>> begin Extracted data

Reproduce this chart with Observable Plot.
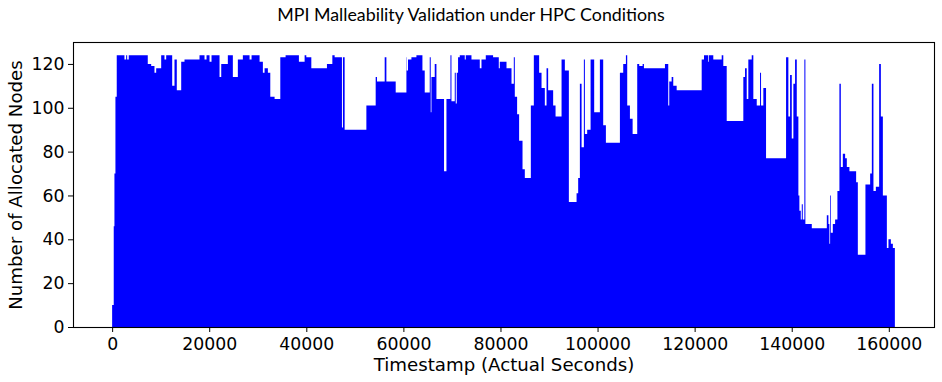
<!DOCTYPE html>
<html>
<head>
<meta charset="utf-8">
<script src="https://cdn.jsdelivr.net/npm/d3@7"></script>
<script src="https://cdn.jsdelivr.net/npm/@observablehq/plot@0.6"></script>
<style>
  html, body { margin: 0; padding: 0; background: #fff; }
  #title {
    width: 942px; height: 30px; box-sizing: border-box; padding-top: 6px;
    text-align: center; font-family: Lato, "DejaVu Sans", sans-serif;
    font-size: 17.8px; line-height: 17px; color: #000;
  }
  #chart svg { display: block; }
</style>
</head>
<body>
<div id="title">MPI Malleability Validation under HPC Conditions</div>
<div id="chart"></div>
<script>
// Allocated node count over the run, as a step series (value holds until next timestamp)
const timestamps = [
  0, 330, 474, 680, 949, 2536, 2887, 3093, 3423, 7341,
  8042, 8722, 9073, 10104, 10784, 11135, 12372, 12846, 13321, 14228,
  14908, 18001, 19032, 19445, 20063, 20476, 22125, 22476, 23837, 24868,
  25899, 26930, 28311, 28724, 30373, 31054, 31404, 32085, 32580, 33466,
  34642, 35734, 38477, 39652, 40003, 41034, 44251, 45364, 45838, 47344,
  47550, 47900, 52375, 54292, 54561, 56148, 56499, 58416, 60623, 60685,
  60953, 61654, 62685, 63922, 64397, 65427, 65633, 65778, 66458, 66809,
  68376, 68871, 69696, 69902, 70582, 70788, 70995, 71263, 71613, 72644,
  72850, 74026, 75737, 76088, 76974, 78480, 79655, 79861, 81243, 82274,
  82748, 82954, 83429, 83841, 84542, 85016, 86254, 86872, 87965, 88460,
  89140, 89491, 89820, 90852, 91347, 92584, 93264, 94090, 95677, 96007,
  96358, 96708, 97182, 97388, 97863, 98564, 99306, 100481, 101162, 101718,
  104605, 105286, 105842, 106111, 106667, 107224, 108172, 108585, 109286, 109554,
  113884, 114565, 114771, 115266, 115596, 116297, 121452, 121926, 122813, 122957,
  123844, 125576, 125906, 126607, 130030, 130380, 130731, 131061, 131762, 132092,
  132793, 133473, 133679, 134154, 134710, 138834, 139309, 139659, 140010, 140340,
  140690, 141041, 141371, 141577, 141866, 142072, 142278, 142608, 142814, 144134,
  147227, 147557, 147763, 147907, 148052, 148464, 148938, 149413, 149825, 150114,
  150526, 151000, 151351, 151887, 153268, 153619, 155186, 156155, 156506, 156836,
  157331, 158011, 158362, 158774, 159599, 159929, 160424, 160836, 161248
];
const nodes = [
  10, 46, 70, 105, 124, 122, 124, 122, 124, 120,
  119, 116, 118, 124, 122, 124, 110, 122, 108, 121,
  122, 124, 122, 124, 121, 124, 114, 120, 124, 114,
  122, 124, 122, 124, 121, 116, 118, 116, 105, 104,
  123, 124, 121, 124, 123, 118, 120, 124, 123, 91,
  123, 90, 101, 114, 112, 123, 112, 107, 123, 117,
  122, 123, 124, 117, 107, 123, 98, 114, 120, 104,
  71, 104, 124, 103, 116, 102, 116, 123, 124, 122,
  124, 122, 118, 122, 124, 123, 118, 121, 118, 111,
  123, 105, 97, 85, 72, 68, 101, 124, 116, 109,
  101, 118, 108, 101, 96, 122, 117, 57, 61, 68,
  111, 82, 122, 88, 90, 122, 98, 122, 92, 84,
  116, 120, 124, 101, 95, 88, 120, 119, 120, 118,
  120, 101, 112, 114, 110, 108, 122, 124, 121, 124,
  122, 124, 119, 94, 114, 118, 104, 122, 124, 104,
  101, 116, 101, 109, 77, 123, 96, 115, 86, 111,
  122, 96, 60, 53, 49, 56, 49, 122, 47, 45,
  51, 47, 38, 60, 43, 47, 49, 62, 111, 73,
  79, 77, 73, 71, 66, 33, 65, 70, 111, 62,
  64, 120, 96, 60, 36, 40, 38, 36, 36
];
const xTicks = [0, 20000, 40000, 60000, 80000, 100000, 120000, 140000, 160000];
const yTicks = [0, 20, 40, 60, 80, 100, 120];

const series = timestamps.map((t, i) => ({t, n: nodes[i]}));

const chart = Plot.plot({
  width: 942,
  height: 352,
  marginLeft: 73,
  marginRight: 8,
  marginTop: 12,
  marginBottom: 55,
  style: {fontFamily: "DejaVu Sans", fontSize: "17.3px", color: "#000", background: "#fff"},
  x: {domain: [-8062, 169310]},
  y: {domain: [0, 130]},
  marks: [
    Plot.areaY(series, {x: "t", y: "n", curve: "step-after", fill: "#0000ff"}),
    Plot.frame({stroke: "#000", strokeWidth: 1.1}),
    Plot.axisX({ticks: xTicks, tickFormat: d => String(d), tickSize: 5, tickPadding: 5, label: null, stroke: "#000"}),
    Plot.axisY({ticks: yTicks, tickFormat: d => String(d), tickSize: 5, tickPadding: 4, label: null, stroke: "#000"}),
    Plot.text(["Timestamp (Actual Seconds)"], {frameAnchor: "bottom", dy: 43, fontSize: 18.2, fill: "#000"}),
    Plot.text(["Number of Allocated Nodes"], {frameAnchor: "left", dx: -57, rotate: -90, textAnchor: "middle", fontSize: 18.2, fill: "#000"})
  ]
});
document.getElementById("chart").appendChild(chart);
</script>
</body>
</html>
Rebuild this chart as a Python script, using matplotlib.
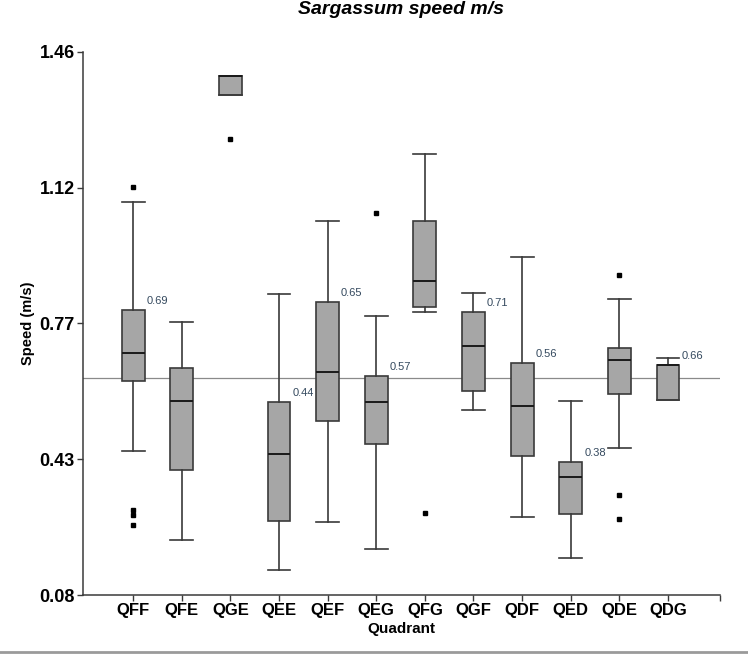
import matplotlib
matplotlib.use("Agg")
import matplotlib.pyplot as plt
from matplotlib.lines import Line2D

plt.rcParams['font.family'] = ['Liberation Sans', 'DejaVu Sans']

categories = ['QFF', 'QFE', 'QGE', 'QEE', 'QEF', 'QEG', 'QFG', 'QGF', 'QDF', 'QED', 'QDE', 'QDG']
whisker_high = [1.08, 0.775, 1.40, 0.845, 1.03, 0.79, 1.20, 0.848, 0.94, 0.573, 0.832, 0.682]
q3_values = [0.805, 0.658, 1.40, 0.570, 0.824, 0.636, 1.03, 0.798, 0.669, 0.419, 0.708, 0.664]
median_values = [0.694, 0.573, 1.40, 0.438, 0.648, 0.571, 0.878, 0.713, 0.561, 0.379, 0.677, 0.664]
q1_values = [0.624, 0.397, 1.350, 0.268, 0.522, 0.464, 0.812, 0.598, 0.432, 0.285, 0.591, 0.575]
whisker_low = [0.447, 0.219, 1.350, 0.143, 0.266, 0.198, 0.799, 0.549, 0.279, 0.175, 0.453, 0.575]
outliers = [[1.118, 0.295, 0.283, 0.258], [], [1.240], [], [], [1.050], [0.289], [], [], [],
            [0.892, 0.333, 0.272], []]
box_labels = ['0.69', None, None, '0.44', '0.65', '0.57', None, '0.71', '0.56', '0.38', None, '0.66']
reference_value = 0.631
y_ticks = [0.08, 0.425, 0.77, 1.115, 1.46]
y_tick_labels = ['0.08', '0.43', '0.77', '1.12', '1.46']

fig = plt.figure(figsize=(7.48, 6.57), dpi=100)
ax = fig.add_axes([83/748, 1-595/657, (720-83)/748, (595-52)/657])

stats = []
for i, c in enumerate(categories):
    stats.append(dict(label=c, med=median_values[i], q1=q1_values[i], q3=q3_values[i],
                      whislo=whisker_low[i], whishi=whisker_high[i], fliers=outliers[i]))

positions = list(range(1, len(categories) + 1))
width = 0.47
ax.axhline(reference_value, color='#8a8a8a', lw=0.9, zorder=0)
ax.bxp(stats, positions=positions, widths=width, patch_artist=True, showfliers=True,
       boxprops=dict(facecolor='#a6a6a6', edgecolor='#3a3a3a', linewidth=1.2),
       medianprops=dict(color='#1a1a1a', linewidth=1.4),
       whiskerprops=dict(color='#3a3a3a', linewidth=1.2),
       capprops=dict(color='#3a3a3a', linewidth=1.2),
       capwidths=width,
       flierprops=dict(marker='s', markersize=3, markerfacecolor='black',
                       markeredgecolor='black'))

for i, lab in enumerate(box_labels):
    if lab is None:
        continue
    ax.annotate(lab, xy=(positions[i] + width/2, q3_values[i]), xytext=(1.5, 6.5),
                textcoords='offset points', ha='left', va='center', fontsize=8,
                color='#34495e')

ax.set_xlim(-0.03, 13.07)
ax.set_ylim(0.08, 1.46)
ax.set_yticks(y_ticks)
ax.set_yticklabels(y_tick_labels, fontsize=13, fontweight='bold')
ax.set_xticks(positions)
ax.set_xticklabels(categories, fontsize=12, fontweight='bold')
ax.set_xticks([13.07], minor=True)
ax.tick_params(axis='both', which='both', direction='out', length=4, width=1, color='#3a3a3a')
ax.tick_params(axis='y', pad=2)
ax.tick_params(axis='x', pad=2)
for s in ['top', 'right']:
    ax.spines[s].set_visible(False)
for s in ['left', 'bottom']:
    ax.spines[s].set_color('#3a3a3a')
    ax.spines[s].set_linewidth(1.1)

ax.set_xlabel('Quadrant', fontsize=11, fontweight='bold', labelpad=3)
ax.set_ylabel('Speed (m/s)', fontsize=10.5, fontweight='bold', labelpad=3)
fig.text((83 + 720) / 2 / 748, 1 - 10/657, 'Sargassum speed m/s', fontsize=14,
         fontweight='bold', style='italic', ha='center', va='center')

fig.add_artist(Line2D([0, 1], [1 - 652/657, 1 - 652/657], transform=fig.transFigure,
                      color='#9a9a9a', lw=2))

fig.savefig('out.png', dpi=100)
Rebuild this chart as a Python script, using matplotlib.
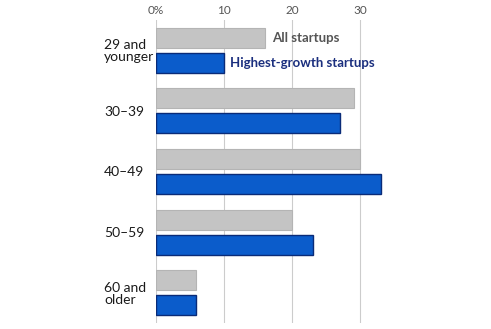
import matplotlib.pyplot as plt
import numpy as np

age_groups = ["29 and\nyounger", "30\u201339", "40\u201349", "50\u201359", "60 and\nolder"]
all_startups = [16, 29, 30, 20, 6]
top_startups = [10, 27, 33, 23, 6]
x_ticks = [0, 10, 20, 30]
x_tick_labels = ["0%", "10", "20", "30"]

plt.rcParams["font.family"] = ["Lato", "DejaVu Sans"]

fig = plt.figure(figsize=(4.91, 3.29), dpi=100)
ax = fig.add_axes([155.5 / 491, 6 / 329, 239 / 491, 303 / 329])

y = np.arange(len(age_groups))
offset = 0.205
height = 0.33

ax.barh(y - offset, all_startups, height=height, color="#c4c4c4",
        edgecolor="#b4b4b4", linewidth=0.8, zorder=3)
ax.barh(y + offset, top_startups, height=height, color="#0b5ccb",
        edgecolor="#0a2b78", linewidth=1.0, zorder=3)

ax.set_xlim(0, 35)
ax.set_ylim(len(age_groups) - 0.5, -0.5)

ax.set_xticks(x_ticks)
ax.set_xticklabels(x_tick_labels)
ax.xaxis.tick_top()
ax.tick_params(axis="x", length=0, pad=3, labelsize=8.5, labelcolor="#555555")
ax.grid(axis="x", color="#cccccc", linewidth=0.8, zorder=0)

ax.set_yticks(y)
ax.set_yticklabels(age_groups, ha="left", fontsize=10, color="#1a1a1a",
                   linespacing=1.0)
ax.tick_params(axis="y", length=0, pad=37)

for side in ax.spines.values():
    side.set_visible(False)

ax.text(all_startups[0] + 1.1, y[0] - offset, "All startups", va="center",
        ha="left", fontsize=9.5, fontweight="bold", color="#555555")
ax.text(top_startups[0] + 0.9, y[0] + offset, "Highest-growth startups",
        va="center", ha="left", fontsize=9.5, fontweight="bold",
        color="#1b2f7e")

fig.savefig("out.png", dpi=100)
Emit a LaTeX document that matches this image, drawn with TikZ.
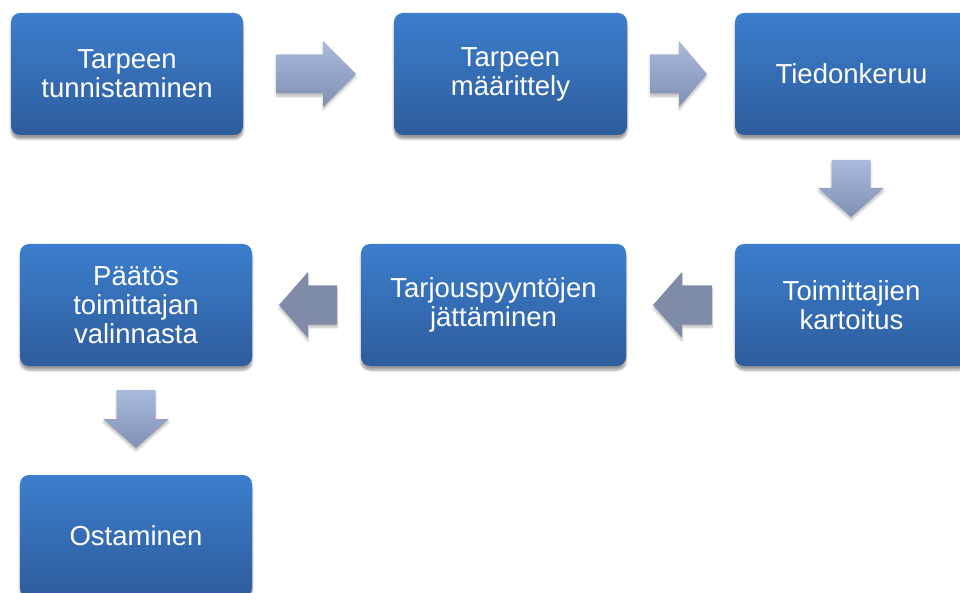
\documentclass[tikz,border=0pt]{standalone}
\usepackage{fontspec}
\setmainfont{Liberation Sans}
\usetikzlibrary{calc,shadows.blur}

\definecolor{boxtop}{RGB}{60,126,205}
\definecolor{boxbot}{RGB}{46,92,156}
\definecolor{arrtop}{RGB}{169,186,221}
\definecolor{arrbot}{RGB}{128,144,178}
\definecolor{arrflat}{RGB}{127,139,167}

\tikzset{
  stepbox/.style={rounded corners=9pt, top color=boxtop, bottom color=boxbot,
    draw=none, text=white, align=center, inner sep=0pt,
    minimum height=122pt, minimum width=232pt,
    font=\fontsize{27.5}{29}\selectfont,
    blur shadow={shadow xshift=0pt, shadow yshift=-4pt, shadow blur steps=8, shadow opacity=40}},
  gradarrow/.style={top color=arrtop, bottom color=arrbot, draw=none,
    blur shadow={shadow xshift=0pt, shadow yshift=-3pt, shadow blur steps=6, shadow opacity=25}},
  flatarrow/.style={fill=arrflat, draw=none,
    blur shadow={shadow xshift=0pt, shadow yshift=-3pt, shadow blur steps=6, shadow opacity=25}}
}

% horizontal block arrow centred at the origin: style, signed length, signed head length
\newcommand\harrow[3]{%
  \path[#1] ({-(#2)/2},-19.5) -- ({(#2)/2-(#3)},-19.5) -- ({(#2)/2-(#3)},-33)
    -- ({(#2)/2},0) -- ({(#2)/2-(#3)},33) -- ({(#2)/2-(#3)},19.5)
    -- ({-(#2)/2},19.5) -- cycle;}
% vertical block arrow pointing down
\newcommand\varrow[3]{%
  \path[#1] (-19.5,{-(#2)/2}) -- (-19.5,{(#2)/2-(#3)}) -- (-33,{(#2)/2-(#3)})
    -- (0,{(#2)/2}) -- (33,{(#2)/2-(#3)}) -- (19.5,{(#2)/2-(#3)})
    -- (19.5,{-(#2)/2}) -- cycle;}

\begin{document}
\begin{tikzpicture}[x=1pt,y=-1pt]
\useasboundingbox (0,0) rectangle (960,593);
\clip (0,0) rectangle (960,593);

% process steps
\node[stepbox] (b1) at (127,74) {Tarpeen\\tunnistaminen};
\node[stepbox, minimum width=233pt] (b2) at (510.5,74) {Tarpeen\\määrittely};
\node[stepbox, minimum width=233pt] (b3) at (851.5,74) {Tiedonkeruu};
\node[stepbox, minimum width=233pt] (b4) at (851.5,305) {Toimittajien\\kartoitus};
\node[stepbox, minimum width=265pt] (b5) at (493.5,305) {Tarjouspyyntöjen\\jättäminen};
\node[stepbox] (b6) at (136,305) {Päätös\\toimittajan\\valinnasta};
\node[stepbox] (b7) at (136,536) {Ostaminen};

% block arrows between the steps
\coordinate (m12) at ($(b1.east)!0.5!(b2.west)$);
\coordinate (m23) at ($(b2.east)!0.5!(b3.west)$);
\coordinate (m34) at ($(b3.south)!0.5!(b4.north)$);
\coordinate (m45) at ($(b4.west)!0.5!(b5.east)$);
\coordinate (m56) at ($(b5.west)!0.5!(b6.east)$);
\coordinate (m67) at ($(b6.south)!0.5!(b7.north)$);

\begin{scope}[shift={(m12)}, xshift=-2.5pt] \harrow{gradarrow}{80}{33} \end{scope}
\begin{scope}[shift={(m23)}, xshift=-2.5pt] \harrow{gradarrow}{57}{28} \end{scope}
\begin{scope}[shift={(m34)}, xshift=-0.5pt, yshift=1pt] \varrow{gradarrow}{57}{29} \end{scope}
\begin{scope}[shift={(m45)}, xshift=2pt] \harrow{flatarrow}{-59}{-29} \end{scope}
\begin{scope}[shift={(m56)}, xshift=1.5pt] \harrow{flatarrow}{-58}{-29} \end{scope}
\begin{scope}[shift={(m67)}, yshift=1.5pt] \varrow{gradarrow}{58}{29} \end{scope}
\end{tikzpicture}
\end{document}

>> end Extracted data

**Aim**
Which lines of the material contain the string "chart"? List each of them.

**The answer**
Reproduce this chart with Observable Plot.
  #chart svg { display: block; }
<div id="chart"></div>
const chart = Plot.plot({
document.getElementById("chart").appendChild(chart);
Rebuild this chart as a Python script, using matplotlib.
Rebuild this chart as a Python script, using matplotlib.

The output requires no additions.